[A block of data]
^^^^^^^^^^^^^^^^

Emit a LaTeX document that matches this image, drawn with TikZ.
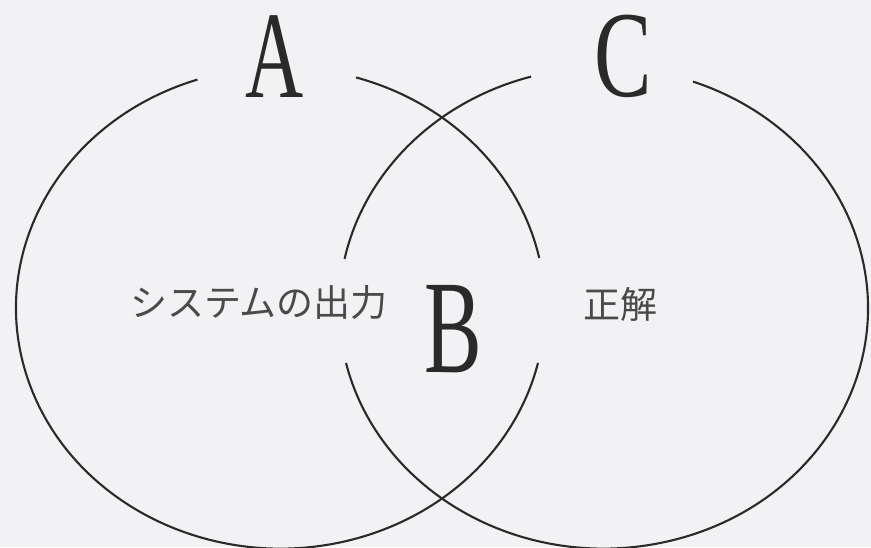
\documentclass[tikz,border=0pt]{standalone}
\usepackage{fontspec}
\usepackage{graphicx}
\setmainfont{Liberation Serif}
\newfontfamily\jpfont{Noto Sans CJK JP}
\definecolor{bgcol}{HTML}{F2F2F4}
\definecolor{linecol}{HTML}{2A2A2A}
\definecolor{jpcol}{HTML}{4A4A4A}
\tikzset{
  venn/.style={draw=linecol, line width=2.1pt},
  jplabel/.style={inner sep=0pt, text=jpcol, font=\jpfont\fontsize{37}{37}\selectfont},
  setletter/.style={inner sep=0pt, text=linecol},
}
\begin{document}
\begin{tikzpicture}[x=1pt,y=1pt]
\useasboundingbox[fill=bgcol] (0,0) rectangle (871,547);
% centres of the two ellipses
\coordinate (L) at (280.5,239);
\coordinate (R) at (603.5,239);
% left ellipse (two arcs, with gaps for A and B)
\draw[venn] ([shift={(12:264.5 and 240.6)}]L) arc[start angle=12, end angle=73.4, x radius=264.5, y radius=240.6];
\draw[venn] ([shift={(108.3:264.5 and 240.6)}]L) arc[start angle=108.3, end angle=346.8, x radius=264.5, y radius=240.6];
% right ellipse (two arcs, with gaps for C and B)
\draw[venn] ([shift={(105.9:264.5 and 240.6)}]R) arc[start angle=105.9, end angle=168.2, x radius=264.5, y radius=240.6];
\draw[venn] ([shift={(193.2:264.5 and 240.6)}]R) arc[start angle=193.2, end angle=430.2, x radius=264.5, y radius=240.6];
% letters
\node[setletter] (A) at (275,490) {\scalebox{0.65}[1]{\fontsize{124}{124}\selectfont A}};
\node[setletter] (C) at (623.5,490.5) {\scalebox{0.7}[1]{\fontsize{123}{123}\selectfont C}};
\node[setletter] (B) at (453.5,218) {\scalebox{0.65}[1]{\fontsize{133}{133}\selectfont B}};
% Japanese labels
\node[jplabel] (sys) at (259,244) {システムの出力};
\node[jplabel] (ans) at (620,243) {正解};
\end{tikzpicture}
\end{document}
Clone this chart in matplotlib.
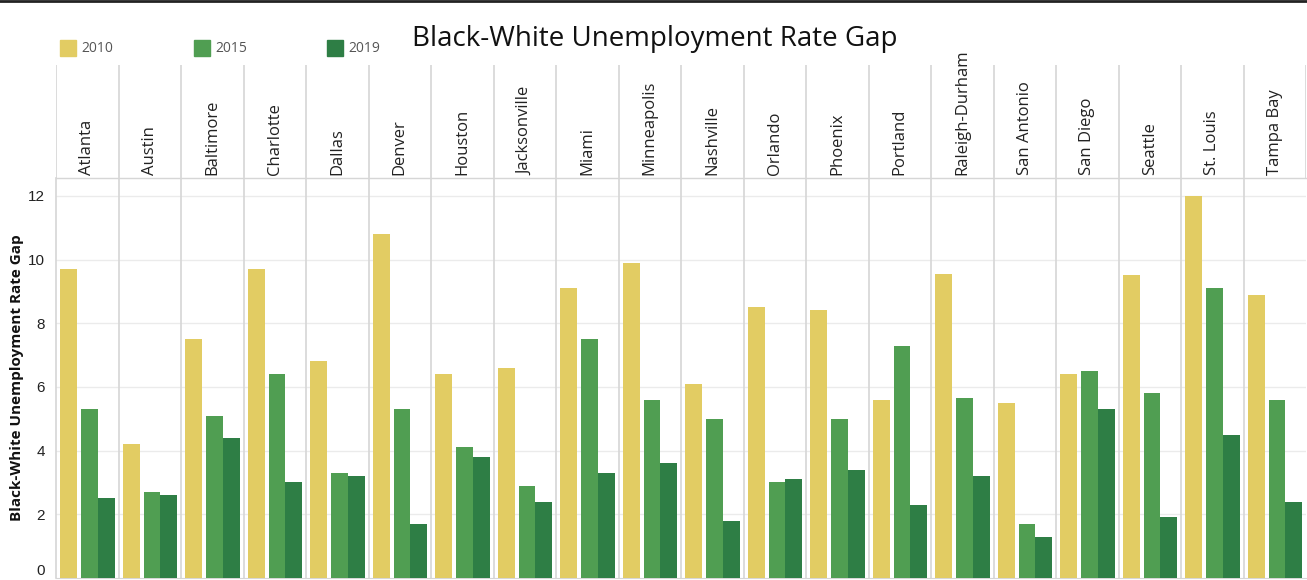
import matplotlib
matplotlib.use('Agg')
import matplotlib.pyplot as plt
from matplotlib.lines import Line2D

plt.rcParams['font.family'] = ['Open Sans', 'DejaVu Sans']

cities = ['Atlanta', 'Austin', 'Baltimore', 'Charlotte', 'Dallas', 'Denver',
          'Houston', 'Jacksonville', 'Miami', 'Minneapolis', 'Nashville',
          'Orlando', 'Phoenix', 'Portland', 'Raleigh-Durham', 'San Antonio',
          'San Diego', 'Seattle', 'St. Louis', 'Tampa Bay']
gap_2010 = [9.7, 4.2, 7.5, 9.7, 6.8, 10.8, 6.4, 6.6, 9.1, 9.9,
            6.1, 8.5, 8.4, 5.6, 9.55, 5.5, 6.4, 9.5, 12.0, 8.9]
gap_2015 = [5.3, 2.7, 5.1, 6.4, 3.3, 5.3, 4.1, 2.9, 7.5, 5.6,
            5.0, 3.0, 5.0, 7.3, 5.65, 1.7, 6.5, 5.8, 9.1, 5.6]
gap_2019 = [2.5, 2.6, 4.4, 3.0, 3.2, 1.7, 3.8, 2.4, 3.3, 3.6,
            1.8, 3.1, 3.4, 2.3, 3.2, 1.3, 5.3, 1.9, 4.5, 2.4]
years = ['2010', '2015', '2019']
yticks = [0, 2, 4, 6, 8, 10, 12]

colors = ['#e2cc63', '#509e52', '#2e7e45']
line_col = '#d6d6d6'
W, H = 1307, 580

fig = plt.figure(figsize=(W / 100, H / 100), dpi=100)

# main plot area: x 56..1306, y 178..578 px
left = 56 / W
width = 1250 / W
ax = fig.add_axes([left, 2 / H, width, 400 / H])
n = len(cities)
xs = list(range(n))
bw = 0.27
ax.bar([x + 0.07 for x in xs], gap_2010, width=bw, align='edge', color=colors[0], zorder=3)
ax.bar([x + 0.40 for x in xs], gap_2015, width=bw, align='edge', color=colors[1], zorder=3)
ax.bar([x + 0.67 for x in xs], gap_2019, width=bw, align='edge', color=colors[2], zorder=3)
ax.set_xlim(0, n)
ax.set_ylim(0, 12.56)
ax.set_xticks([])
ax.set_yticks(yticks)
ax.set_yticklabels([str(t) for t in yticks], fontsize=11, family='Liberation Sans', color='#222222')
ax.get_yticklabels()[0].set_verticalalignment('bottom')
ax.tick_params(axis='y', length=0, pad=8)
for t in yticks[1:]:
    ax.axhline(t, color='#ebebeb', lw=1, zorder=1)
for x in range(1, n):
    ax.axvline(x, color=line_col, lw=1.2, zorder=2)
ax.spines['right'].set_visible(False)
ax.spines['left'].set_color(line_col)
ax.spines['left'].set_linewidth(1.2)
ax.spines['bottom'].set_color(line_col)
ax.spines['top'].set_color(line_col)
ax.spines['top'].set_linewidth(1.0)
ax.set_ylabel('Black-White Unemployment Rate Gap', fontsize=11, fontweight='bold',
              color='#111111', labelpad=3)

# header with the city names
hx = fig.add_axes([left, 402 / H, width, 113 / H])
hx.set_xlim(0, n)
hx.set_ylim(0, 1)
hx.axis('off')
for x in range(n + 1):
    hx.axvline(x, color=line_col, lw=1.2)
for i, c in enumerate(cities):
    hx.text(i + 0.5, 0.03, c, rotation=90, ha='center', va='bottom',
            fontsize=12, color='#222222', clip_on=False)

fig.text(655 / W, 1 - 39 / H, 'Black-White Unemployment Rate Gap', ha='center',
         va='center', fontsize=20, color='#111111')

# legend
for xpos, yr, col in zip([60, 194, 327], years, colors):
    fig.patches.append(plt.Rectangle((xpos / W, 1 - 56 / H), 16 / W, 16 / H,
                                     transform=fig.transFigure, color=col))
    fig.text((xpos + 21) / W, 1 - 48 / H, yr, ha='left', va='center',
             fontsize=10, color='#555555')

fig.add_artist(Line2D([0, 1], [1 - 1 / H, 1 - 1 / H], color='#222222', lw=2))

fig.savefig('out.png', dpi=100)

^^^^^^^^^^^^^^^^

Task prompt ▸ Only the lines between the one with "Clone this chart in matplotlib." and the one with "plt.rcParams['font.family'] = ['Open", those two included, get copied from the material above. Keep it exact and free of pictures.

Result of the task ▸
Clone this chart in matplotlib.
import matplotlib
matplotlib.use('Agg')
import matplotlib.pyplot as plt
from matplotlib.lines import Line2D

plt.rcParams['font.family'] = ['Open Sans', 'DejaVu Sans']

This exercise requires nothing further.